Small actions are quite manageable for busy people and not very intimidating even if you’re shy. Meaningful small actions to build and nurture relationships also can happen in ways that fit your communication preference and personality, so they don’t even have to be face-to-face and definitely need not be relegated to group interactions. Introverts rejoice!
And what does this have to do with brushing teeth?
I often use the metaphor of brushing teeth to help people think about networking differently. If you’re like most of us, you probably brush your teeth regularly. Also, you probably don’t do it because it is a passionate pursuit or your favorite activity of the day.
Most of us probably do it more as a habit, built over months and years, that we recognize is in our long-term benefit. We have built this habit by repeating it daily for many years. For most of us, it’s not a habit we enjoy or love particularly. Nor hate. We just do it, and we don’t even think about it too much.
But it wasn’t always this way. If you have kids or know people with kids, you know that brushing teeth is not something we’re born doing or valuing. If you’ve ever tried to teach kids to brush teeth, you know that at first, you must do it for them, and then you have to coax them and nudge them over and over to get them to get into the habit and stop wanting to skip it.
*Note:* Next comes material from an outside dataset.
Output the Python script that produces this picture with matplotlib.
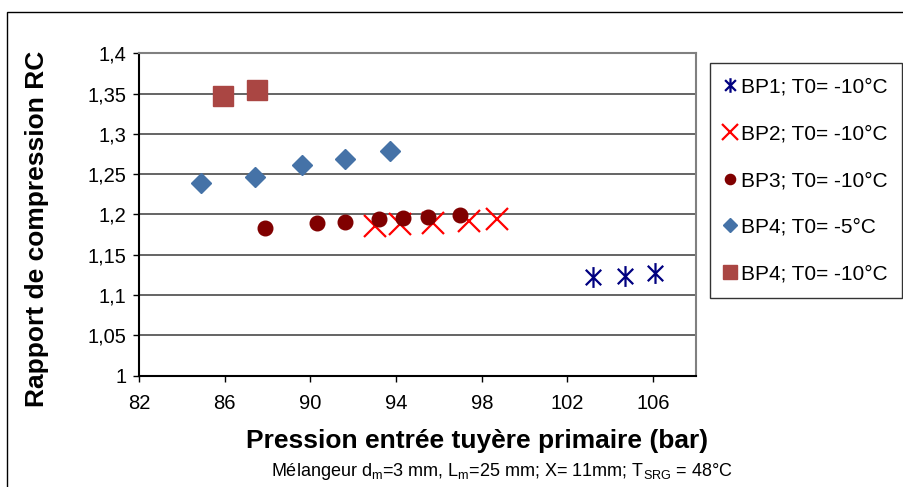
# -*- coding: utf-8 -*-
import matplotlib.pyplot as plt
from matplotlib.patches import Rectangle
from matplotlib.path import Path
from matplotlib.ticker import FuncFormatter, MultipleLocator

plt.rcParams["font.family"] = ["Liberation Sans", "DejaVu Sans"]
plt.rcParams["mathtext.fontset"] = "custom"
plt.rcParams["mathtext.rm"] = "Liberation Sans"

# Données
bp1_x = [103.2, 104.7, 106.1]
bp1_y = [1.122, 1.124, 1.127]

bp2_x = [93.0, 94.2, 95.7, 97.4, 98.7]
bp2_y = [1.186, 1.188, 1.189, 1.192, 1.194]

bp3_x = [87.9, 90.3, 91.6, 93.2, 94.3, 95.5, 97.0]
bp3_y = [1.183, 1.189, 1.191, 1.194, 1.196, 1.197, 1.199]

bp4a_x = [84.9, 87.4, 89.6, 91.6, 93.7]
bp4a_y = [1.239, 1.247, 1.262, 1.269, 1.279]

bp4b_x = [85.9, 87.5]
bp4b_y = [1.347, 1.354]

labels = ["BP1; T0= -10°C", "BP2; T0= -10°C", "BP3; T0= -10°C",
          "BP4; T0= -5°C", "BP4; T0= -10°C"]

# Astérisque façon Excel : X + trait vertical
asterisk = Path([(-1, -1), (1, 1), (-1, 1), (1, -1), (0, -1.35), (0, 1.35)],
                [Path.MOVETO, Path.LINETO, Path.MOVETO, Path.LINETO,
                 Path.MOVETO, Path.LINETO])


def virgule(v, pos):
    return f"{v:g}".replace(".", ",")


fig = plt.figure(figsize=(9.04, 4.87), dpi=100)
ax = fig.add_axes([0.1538, 0.2285, 0.7699 - 0.1538, 0.8906 - 0.2285])

ax.plot(bp1_x, bp1_y, linestyle="none", marker=asterisk, ms=15, mew=1.6,
        color="#000080", label=labels[0])
ax.plot(bp2_x, bp2_y, linestyle="none", marker="x", ms=16, mew=1.6,
        color="#FF0000", label=labels[1])
ax.plot(bp3_x, bp3_y, linestyle="none", marker="o", ms=10.5,
        color="#800000", label=labels[2])
ax.plot(bp4a_x, bp4a_y, linestyle="none", marker="D", ms=10,
        color="#4572A7", label=labels[3])
ax.plot(bp4b_x, bp4b_y, linestyle="none", marker="s", ms=14,
        color="#AA4643", label=labels[4])

ax.set_xlim(82, 108)
ax.set_ylim(1, 1.4)
ax.set_xticks([82, 86, 90, 94, 98, 102, 106])
ax.yaxis.set_major_locator(MultipleLocator(0.05))
ax.yaxis.set_major_formatter(FuncFormatter(virgule))
ax.tick_params(axis="both", labelsize=14.5, direction="out", length=4,
               width=1)
ax.tick_params(axis="y", pad=5)
ax.tick_params(axis="x", pad=9)
ax.grid(axis="y", color="#3a3a3a", linewidth=1.1)
ax.set_axisbelow(True)

for side in ["left", "bottom"]:
    ax.spines[side].set_color("black")
    ax.spines[side].set_linewidth(1.5)
for side in ["top", "right"]:
    ax.spines[side].set_color("#808080")
    ax.spines[side].set_linewidth(1.5)

# Titres des axes (placés comme dans Excel, pas centrés sur la zone de tracé)
fig.text(37 / 904, 1 - 229 / 487, "Rapport de compression RC", rotation=90,
         ha="center", va="center", fontsize=19, fontweight="bold")
fig.text(477 / 904, 1 - 441 / 487, "Pression entrée tuyère primaire (bar)",
         ha="center", va="center", fontsize=19, fontweight="bold")
fig.text(502 / 904, 1 - 471 / 487,
         r"Mélangeur d$_\mathregular{m}$=3 mm, L$_\mathregular{m}$=25 mm; "
         r"X= 11mm; T$_\mathregular{SRG}$ = 48°C",
         ha="center", va="center", fontsize=13)

leg = fig.legend(loc="upper left", bbox_to_anchor=(710 / 904, 1 - 63 / 487),
                 fontsize=15, frameon=True, fancybox=False, edgecolor="black",
                 handlelength=0.5, handletextpad=0.3, labelspacing=1.33,
                 borderpad=0.7, markerscale=0.7, borderaxespad=0)
leg.get_frame().set_linewidth(1)

# Cadre extérieur de la figure
fig.patches.append(Rectangle((7 / 904, -0.02), 1.0, 1 - 12 / 487 + 0.02,
                             transform=fig.transFigure, fill=False,
                             edgecolor="black", linewidth=1))

fig.savefig("out.png", dpi=100)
Start small and just build habits
We can make networking a habit that we build by incorporating small actions into our daily life that don’t take a long time or require a lot of decision-making resources from us! Small, easy, quick, simple actions we habituate and cultivate intentionally, proactively, mindfully into our daily, weekly, monthly, and quarterly practice.
It could be something as simple as writing a thank you note or email, or thanking someone in person, and doing that every day for, say, five or 10 minutes. That could be a networking practice because you are nurturing your relationships with a give.
Another example could be that once each day, or once a week, you introduce two people from your network that you think could benefit from knowing each other. That doesn’t take very long and you could just make it a habit you do it at some regular frequency. (Best practice: Make sure it’s a double-opt-in introduction.)
Or it could be sending someone a relevant and helpful article every day. That is also a form of giving that nurtures that relationship.
What if you decided to meet three new people every day? At the coffee shop, the water cooler, in the grocery store, at the PTA meeting, or even in the elevator. Wherever you already are, you could challenge yourself to meet three new people today.
All those activities add up in the long term to help you maintain and nurture meaningful, mutually beneficial relationships. Just like brushing teeth: One brushing session is not that meaningful but as a habitual practice, the benefits compound in the long run.
A networking challenge for 2017
I’ve challenged myself and I challenge you: Let’s make 2017 the year in which we build a tooth-brushing-style networking habit.